More than 5,000 flights may be in the sky at once on the busiest holiday travel days.
The aircraft operating these flights navigate intersecting airborne highways, so it's quite normal to peek out your window and witness another aircraft passing by. Passengers often ask me if pilots are aware of other nearby aircraft while in flight, and whether they ever come "too close for comfort." The answers, in order, are yes and rarely.
Pilots have many tools at their disposal that clearly paint a picture of their surroundings. Today's modern commercial aircraft are equipped with traffic avoidance systems that show the position of other aircraft. Pilots can determine from a display if nearby aircraft are above or below them, as well as if they are climbing or descending.
If the system determines that a nearby aircraft is on a collision course, the pilots will be alerted. The alert will even go as far as to direct the pilots to climb or descend their aircraft to avoid a collision. Considering the many thousands of flights each day, it is very uncommon for such a drastic step to be required.
The primary responsibility for maintaining safe aircraft separation rests on the shoulders of air traffic control, or ATC, which uses an extensive radar network that allows controllers to keep close tabs on the position of each aircraft in the sky.
Controllers keep commercial aircraft horizontally spaced by miles, and vertically spaced by a minimum of 1,000 feet. ATC has its own warning system that tracks potential conflicts of aircraft coming too close to one another. If necessary, it will provide instructions to pilots to help maneuver their aircraft out of harm's way. Such situations are normally detected well in advance, and again, happen rarely.
While air traffic controllers keep airliners safely spaced in the sky, the safety of aircraft separation begins on the ground, when flights are planned. Rather than flying randomly all over the sky, commercial flights follow published airborne highways that are defined by latitude/longitude coordinates.
With permission from ATC, aircraft may deviate from these highways to fly more directly to a destination, or to avoid weather. Altitudes are not assigned at random either. Commercial flights headed east fly at odd-numbered altitudes, such as 35,000 or 37,000 feet, while westbound flights fly at even-numbered altitudes, such as 34,000, or 36,000 feet.
When traffic congestion is high, the need to keep flights at a safe distance from one another can lead to delays. Foul weather only worsens the problem, as storms can block valuable airspace.

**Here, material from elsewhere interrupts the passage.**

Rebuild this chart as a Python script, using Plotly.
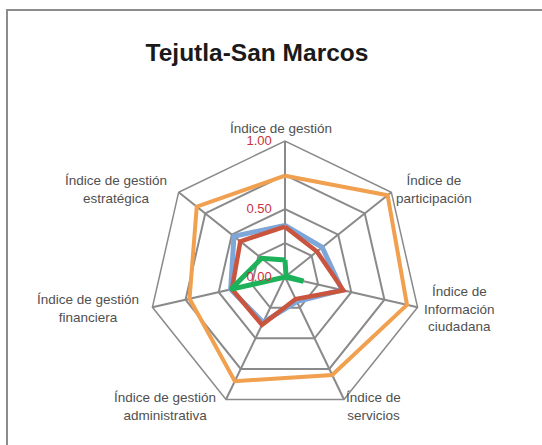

Delays such as these will often be communicated by the airline as an "air traffic control delay." The best way to avoid delays is to avoid peak travel hours at major airports. Opt for early morning flights. Most airlines have apps that allow passengers to keep tabs on the status of their flight while on the go.
On behalf of the thousands of professional airline pilots nationwide, rest assured that getting you home safely is our priority year-round.